Tricolour flies at half mast over Dublin government buildings as mark of respect following Queen Elizabeth's death
THE tricolour was today flying at half mast over government buildings in Dublin as a mark of respect following the death of Queen Elizabeth.
The flag was also lowered above Leinster House, Dublin City Council and at Cork City Hall.
The move came as a a number of books of condolence were opened in the Republic to mark the 96-year-old's passing.
While a Book of Condolence was opened at the British Embassy in Dublin, the city's Mayor Caroline Conroy also opened an online book for people who want to extend their sympathies.
The book will remain open until September 19 and all messages of sympathy will be printed and forwarded to the British royal family.
Ms Conroy said: "On behalf of the people of Dublin, I would like to extend my sympathies to the British Royal family and the British people on the passing of Queen Elizabeth to whom she gave such loyal service for many decades.
"Her dedication to duty and public service were undeniable and her knowledge, understanding and experience truly unique".

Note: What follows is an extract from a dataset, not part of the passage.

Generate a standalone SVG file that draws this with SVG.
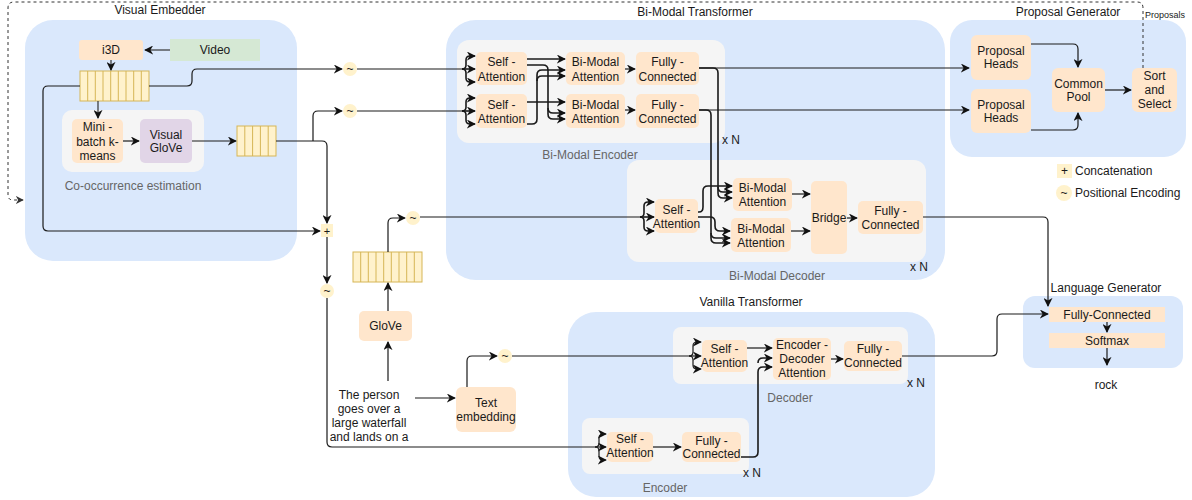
<svg xmlns="http://www.w3.org/2000/svg" width="1192" height="500" viewBox="0 0 1192 500">
<defs>
<marker id="a" viewBox="0 0 10 10" refX="9" refY="5" markerWidth="9" markerHeight="9" markerUnits="userSpaceOnUse" orient="auto"><path d="M0,0 L10,5 L0,10 L3,5 z" fill="#111"/></marker>
<marker id="ad" viewBox="0 0 10 10" refX="9" refY="5" markerWidth="8" markerHeight="8" markerUnits="userSpaceOnUse" orient="auto"><path d="M0,0 L10,5 L0,10 L3,5 z" fill="#333"/></marker>
</defs>
<style>
text{font-family:"Liberation Sans",Arial,sans-serif;font-size:12px;fill:#1a1a1a;text-anchor:middle}
.t{fill:#1a1a1a}
.gl{fill:#666}
.l{text-anchor:start}
.c{fill:#dae8fc}
.g{fill:#f5f5f5}
.p{fill:#ffe6cc}
.y{fill:#fff2cc}
.bar{fill:#fff2cc;stroke:#d6b656;stroke-width:1}
.cell{stroke:#d6b656;stroke-width:1}
.e path{fill:none;stroke:#1a1a1a;stroke-width:1.2}
.k{stroke-width:1.6 !important}
.ar{marker-end:url(#a)}
</style>

<!-- containers -->
<g id="visual-embedder">
<rect class="c" x="25" y="20" width="272" height="241" rx="28"/>
<text x="160" y="14">Visual Embedder</text>
</g>
<g id="bimodal-transformer">
<rect class="c" x="446" y="20" width="499" height="260" rx="30"/>
<text x="695" y="16">Bi-Modal Transformer</text>
</g>
<g id="proposal-generator">
<rect class="c" x="950" y="20" width="236" height="137" rx="22"/>
<text x="1068" y="16">Proposal Generator</text>
</g>
<g id="vanilla-transformer">
<rect class="c" x="568" y="312" width="367" height="185" rx="28"/>
<text x="751" y="306">Vanilla Transformer</text>
</g>
<g id="language-generator">
<rect class="c" x="1023" y="296" width="160" height="72" rx="12"/>
<text x="1106" y="292">Language Generator</text>
</g>

<!-- gray groups -->
<g id="cooccurrence">
<rect class="g" x="62" y="110" width="142" height="62" rx="10"/>
<text class="gl" x="133" y="190">Co-occurrence estimation</text>
</g>
<g id="bimodal-encoder">
<rect class="g" x="457" y="40" width="268" height="103" rx="12"/>
<text class="gl" x="590" y="159">Bi-Modal Encoder</text>
<text class="l" x="722" y="144">x N</text>
</g>
<g id="bimodal-decoder">
<rect class="g" x="627" y="160" width="299" height="102" rx="12"/>
<text class="gl" x="777" y="280">Bi-Modal Decoder</text>
<text class="l" x="910" y="271">x N</text>
</g>
<g id="vanilla-decoder">
<rect class="g" x="673" y="327" width="235" height="57" rx="8"/>
<text class="gl" x="790" y="402">Decoder</text>
<text class="l" x="907" y="387">x N</text>
</g>
<g id="vanilla-encoder">
<rect class="g" x="582" y="418" width="167" height="56" rx="8"/>
<text class="gl" x="665" y="492">Encoder</text>
<text class="l" x="743" y="477">x N</text>
</g>

<!-- visual embedder nodes -->
<g id="i3d"><rect class="p" x="79" y="40" width="64" height="20" rx="3"/><text x="111" y="54">i3D</text></g>
<g id="video"><rect x="170" y="39" width="90" height="22" fill="#d5e8d4"/><text x="215" y="54">Video</text></g>
<g id="visual-features">
<rect class="bar" x="80" y="71" width="69" height="30"/>
<path class="cell" d="M87.7,71V101M95.3,71V101M103,71V101M110.7,71V101M118.3,71V101M126,71V101M133.7,71V101M141.3,71V101"/>
</g>
<g id="mini-batch"><rect class="p" x="72" y="119" width="51" height="44" rx="5"/><text x="97.5" y="131">Mini -</text><text x="97.5" y="146">batch k-</text><text x="97.5" y="160">means</text></g>
<g id="visual-glove"><rect x="140" y="119" width="52" height="44" rx="5" fill="#e1d5e7"/><text x="166" y="139">Visual</text><text x="166" y="152">GloVe</text></g>
<g id="cooc-features">
<rect class="bar" x="237" y="126" width="39" height="30"/>
<path class="cell" d="M244.8,126V156M252.6,126V156M260.4,126V156M268.2,126V156"/>
</g>

<!-- operators -->
<g id="concat"><rect class="y" x="321" y="224" width="12" height="13"/><text x="327" y="234.5" style="font-size:11px">+</text></g>
<g id="pe-visual"><circle class="y" cx="350" cy="69" r="7"/><text x="350" y="73">~</text></g>
<g id="pe-audio"><circle class="y" cx="350" cy="111" r="7"/><text x="350" y="115">~</text></g>
<g id="pe-concat"><circle class="y" cx="327" cy="291" r="7"/><text x="327" y="295">~</text></g>
<g id="pe-glove"><circle class="y" cx="413" cy="218" r="7"/><text x="413" y="222">~</text></g>
<g id="pe-text"><circle class="y" cx="505" cy="356" r="7"/><text x="505" y="360">~</text></g>

<!-- text branch -->
<g id="caption"><text x="369" y="399">The person</text><text x="369" y="413">goes over a</text><text x="369" y="427">large waterfall</text><text x="369" y="441">and lands on a</text></g>
<g id="glove"><rect class="p" x="359" y="311" width="53" height="30" rx="5"/><text x="385.5" y="330">GloVe</text></g>
<g id="glove-features">
<rect class="bar" x="353" y="252" width="69" height="30"/>
<path class="cell" d="M360.7,252V282M368.3,252V282M376,252V282M383.7,252V282M391.3,252V282M399,252V282M406.7,252V282M414.3,252V282"/>
</g>
<g id="text-embedding"><rect class="p" x="456" y="387" width="60" height="45" rx="6"/><text x="486" y="407">Text</text><text x="486" y="421">embedding</text></g>

<!-- bi-modal encoder nodes -->
<g id="enc-sa1"><rect class="p" x="476" y="52" width="51" height="33" rx="5"/><text x="501.5" y="66">Self -</text><text x="501.5" y="81">Attention</text></g>
<g id="enc-sa2"><rect class="p" x="476" y="94" width="51" height="34" rx="5"/><text x="501.5" y="109">Self -</text><text x="501.5" y="123">Attention</text></g>
<g id="enc-bm1"><rect class="p" x="566" y="52" width="59" height="33" rx="5"/><text x="595.5" y="66">Bi-Modal</text><text x="595.5" y="81">Attention</text></g>
<g id="enc-bm2"><rect class="p" x="566" y="94" width="59" height="34" rx="5"/><text x="595.5" y="109">Bi-Modal</text><text x="595.5" y="123">Attention</text></g>
<g id="enc-fc1"><rect class="p" x="636" y="52" width="63" height="33" rx="5"/><text x="667.5" y="66">Fully -</text><text x="667.5" y="81">Connected</text></g>
<g id="enc-fc2"><rect class="p" x="636" y="94" width="63" height="34" rx="5"/><text x="667.5" y="109">Fully -</text><text x="667.5" y="123">Connected</text></g>

<!-- bi-modal decoder nodes -->
<g id="dec-sa"><rect class="p" x="655" y="199" width="43" height="34" rx="5"/><text x="676.5" y="214">Self -</text><text x="676.5" y="228">Attention</text></g>
<g id="dec-bm1"><rect class="p" x="733" y="178" width="59" height="33" rx="5"/><text x="762.5" y="192">Bi-Modal</text><text x="762.5" y="206">Attention</text></g>
<g id="dec-bm2"><rect class="p" x="731" y="218" width="60" height="34" rx="5"/><text x="761" y="233">Bi-Modal</text><text x="761" y="247">Attention</text></g>
<g id="bridge"><rect class="p" x="811" y="181" width="36" height="73" rx="5"/><text x="829" y="222">Bridge</text></g>
<g id="dec-fc"><rect class="p" x="858" y="201" width="65" height="33" rx="5"/><text x="890.5" y="215">Fully -</text><text x="890.5" y="229">Connected</text></g>

<!-- proposal generator nodes -->
<g id="ph1"><rect class="p" x="971" y="35" width="60" height="45" rx="6"/><text x="1001" y="55">Proposal</text><text x="1001" y="68">Heads</text></g>
<g id="ph2"><rect class="p" x="971" y="89" width="60" height="44" rx="6"/><text x="1001" y="109">Proposal</text><text x="1001" y="122">Heads</text></g>
<g id="common-pool"><rect class="p" x="1052" y="68" width="53" height="44" rx="6"/><text x="1078.5" y="88">Common</text><text x="1078.5" y="101">Pool</text></g>
<g id="sort-select"><rect class="p" x="1132" y="68" width="45" height="44" rx="6"/><text x="1154.5" y="80">Sort</text><text x="1154.5" y="94">and</text><text x="1154.5" y="108">Select</text></g>

<!-- vanilla transformer nodes -->
<g id="v-dec-sa"><rect class="p" x="702" y="340" width="45" height="32" rx="5"/><text x="724.5" y="353">Self -</text><text x="724.5" y="367">Attention</text></g>
<g id="v-dec-ed"><rect class="p" x="773" y="338" width="58" height="42" rx="5"/><text x="802" y="349">Encoder -</text><text x="802" y="363">Decoder</text><text x="802" y="377">Attention</text></g>
<g id="v-dec-fc"><rect class="p" x="844" y="341" width="58" height="30" rx="5"/><text x="873" y="353">Fully -</text><text x="873" y="367">Connected</text></g>
<g id="v-enc-sa"><rect class="p" x="607" y="432" width="46" height="30" rx="5"/><text x="630" y="443">Self -</text><text x="630" y="457">Attention</text></g>
<g id="v-enc-fc"><rect class="p" x="682" y="432" width="59" height="30" rx="5"/><text x="711.5" y="445">Fully -</text><text x="711.5" y="458">Connected</text></g>

<!-- language generator nodes -->
<g id="lg-fc"><rect class="p" x="1049" y="307" width="116" height="15"/><text x="1107" y="319">Fully-Connected</text></g>
<g id="lg-softmax"><rect class="p" x="1049" y="333" width="116" height="15"/><text x="1107" y="345">Softmax</text></g>
<g id="output-word"><text x="1106" y="389">rock</text></g>

<!-- legend -->
<g id="legend">
<rect class="y" x="1057" y="164" width="15" height="14"/><text x="1064.5" y="175">+</text>
<text class="l" x="1075" y="175">Concatenation</text>
<circle class="y" cx="1064" cy="193" r="8"/><text x="1064" y="197">~</text>
<text class="l" x="1075" y="197">Positional Encoding</text>
</g>

<!-- connectors -->
<g id="connectors" class="e">
<path class="ar" style="stroke:#333" d="M170,50 L145,50"/>
<path class="ar" style="stroke:#333" d="M111,60 L111,70"/>
<path class="ar" style="stroke:#333" d="M98,101 L98,118"/>
<path class="ar" d="M123,141 L139,141"/>
<path class="ar" d="M192,141 L236,141"/>
<path class="ar" d="M149,86 L187,86 Q192,86 192,81 L192,74 Q192,69 197,69 L342,69"/>
<path class="ar" d="M80,86 L48,86 Q43,86 43,91 L43,226 Q43,231 48,231 L320,231"/>
<path class="ar" d="M276,141 L322,141 Q327,141 327,146 L327,223"/>
<path class="ar" d="M313,141 L313,116 Q313,111 318,111 L342,111"/>
<path class="ar" d="M327,237 L327,283"/>
<path d="M357,69 L462,69"/>
<path class="ar k" d="M462,69 L475,69"/>
<path class="ar k" d="M462,69 Q466,69 466,65 L466,60 Q466,56 470,56 L475,56"/>
<path class="ar k" d="M462,69 Q466,69 466,73 L466,78 Q466,82 470,82 L475,82"/>
<path d="M357,111 L462,111"/>
<path class="ar k" d="M462,111 L475,111"/>
<path class="ar k" d="M462,111 Q466,111 466,107 L466,102 Q466,98 470,98 L475,98"/>
<path class="ar k" d="M462,111 Q466,111 466,115 L466,120 Q466,124 470,124 L475,124"/>
<path class="ar k" d="M527,59 L565,59"/>
<path class="ar k" d="M527,65 L543,65 Q548,65 548,70 L548,114 Q548,119 553,119 L565,119"/>
<path class="ar k" d="M548,108 Q548,113 553,113 L565,113"/>
<path class="ar k" d="M527,102 L565,102"/>
<path class="ar k" d="M527,124 L532,124 Q537,124 537,119 L537,75 Q537,70 542,70 L565,70"/>
<path class="ar k" d="M537,81 Q537,76 542,76 L565,76"/>
<path class="ar" d="M625,69 L635,69"/>
<path class="ar" d="M625,110 L635,110"/>
<path class="ar" d="M699,68 L969,68"/>
<path class="ar" d="M699,110 L969,110"/>
<path class="ar k" d="M699,68 L713,68 Q718,68 718,73 L718,193 Q718,198 723,198 L732,198"/>
<path class="ar k" d="M718,187 Q718,192 723,192 L732,192"/>
<path class="ar k" d="M699,110 L706,110 Q711,110 711,115 L711,238 Q711,243 716,243 L730,243"/>
<path class="ar k" d="M711,233 Q711,238 716,238 L730,238"/>
<path d="M420,217 L640,217"/>
<path class="ar k" d="M640,217 L654,217"/>
<path class="ar k" d="M640,217 Q644,217 644,213 L644,206 Q644,202 648,202 L654,202"/>
<path class="ar k" d="M640,217 Q644,217 644,221 L644,227 Q644,231 648,231 L654,231"/>
<path class="ar k" d="M698,212 L699,212 Q703,212 703,207 L703,191 Q703,186 708,186 L732,186"/>
<path class="ar k" d="M698,217 L710,217 Q715,217 715,222 L715,226 Q715,231 720,231 L730,231"/>
<path class="ar" d="M792,194 L810,194"/>
<path class="ar" d="M791,231 L810,231"/>
<path class="ar" d="M847,218 L857,218"/>
<path class="ar" d="M923,217 L1043,217 Q1048,217 1048,222 L1048,306"/>
<path class="ar" d="M1107,322 L1107,332"/>
<path class="ar" d="M1107,348 L1107,365"/>
<path class="ar" d="M1031,44 L1073,44 Q1078,44 1078,49 L1078,67"/>
<path class="ar" d="M1031,130 L1073,130 Q1078,130 1078,125 L1078,113"/>
<path class="ar" d="M1105,90 L1131,90"/>
<path style="stroke:#333;stroke-width:1;stroke-dasharray:3 3;marker-end:url(#ad)" d="M1143,68 L1143,8 Q1143,2 1137,2 L14,2 Q8,2 8,8 L8,195 Q8,200 13,200 L23,200"/>
<path class="ar" d="M388,381 L388,342"/>
<path class="ar" d="M388,311 L388,283"/>
<path class="ar" d="M388,252 L388,223 Q388,218 393,218 L405,218"/>
<path class="ar" d="M415,398 L455,398"/>
<path class="ar" d="M467,387 L467,361 Q467,356 472,356 L497,356"/>
<path d="M512,356 L689,356"/>
<path class="ar" d="M689,356 L701,356"/>
<path class="ar" d="M689,356 Q693,356 693,352 L693,346 Q693,342 697,342 L701,342"/>
<path class="ar" d="M689,356 Q693,356 693,360 L693,365 Q693,369 697,369 L701,369"/>
<path class="ar" d="M747,348 L772,348"/>
<path class="ar" d="M831,359 L843,359"/>
<path class="ar" d="M902,356 L992,356 Q997,356 997,351 L997,319 Q997,314 1002,314 L1048,314"/>
<path d="M327,298 L327,442 Q327,447 332,447 L595,447"/>
<path class="ar" d="M595,447 L606,447"/>
<path class="ar" d="M595,447 Q599,447 599,443 L599,438 Q599,434 603,434 L606,434"/>
<path class="ar" d="M595,447 Q599,447 599,451 L599,456 Q599,460 603,460 L606,460"/>
<path class="ar" d="M653,447 L681,447"/>
<path class="ar k" d="M741,457 L753,457 Q758,457 758,452 L758,372 Q758,367 763,367 L772,367"/>
<path class="ar k" d="M758,363 Q758,358 763,358 L772,358"/>
</g>
<text class="l" x="1145" y="18" style="font-size:9px">Proposals</text>
</svg>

The book is available to sign at https://consultation.dublincity.ie/lord-mayor/book-of-condolence-hrh-queen-elizabeth/
Cork City Council said Mayor Deirdre Forde was also due to open a Book of Remembrance with Galway also expected to follow.
In Belfast, a Book of Condolence opened at city hall, will remain available until the day of the funeral.
The Garden of Remembrance will also be open for anyone wishing to lay floral tributes.
Elsewhere, books were opened at Lagan Valley Island and at Dundonald Ice Bowl.
Mid and East Antrim Borough Council also announced a list of memorials where floral tributes could be laid. These include the Carrickfergus, Whitehead and the Knockagh Monument.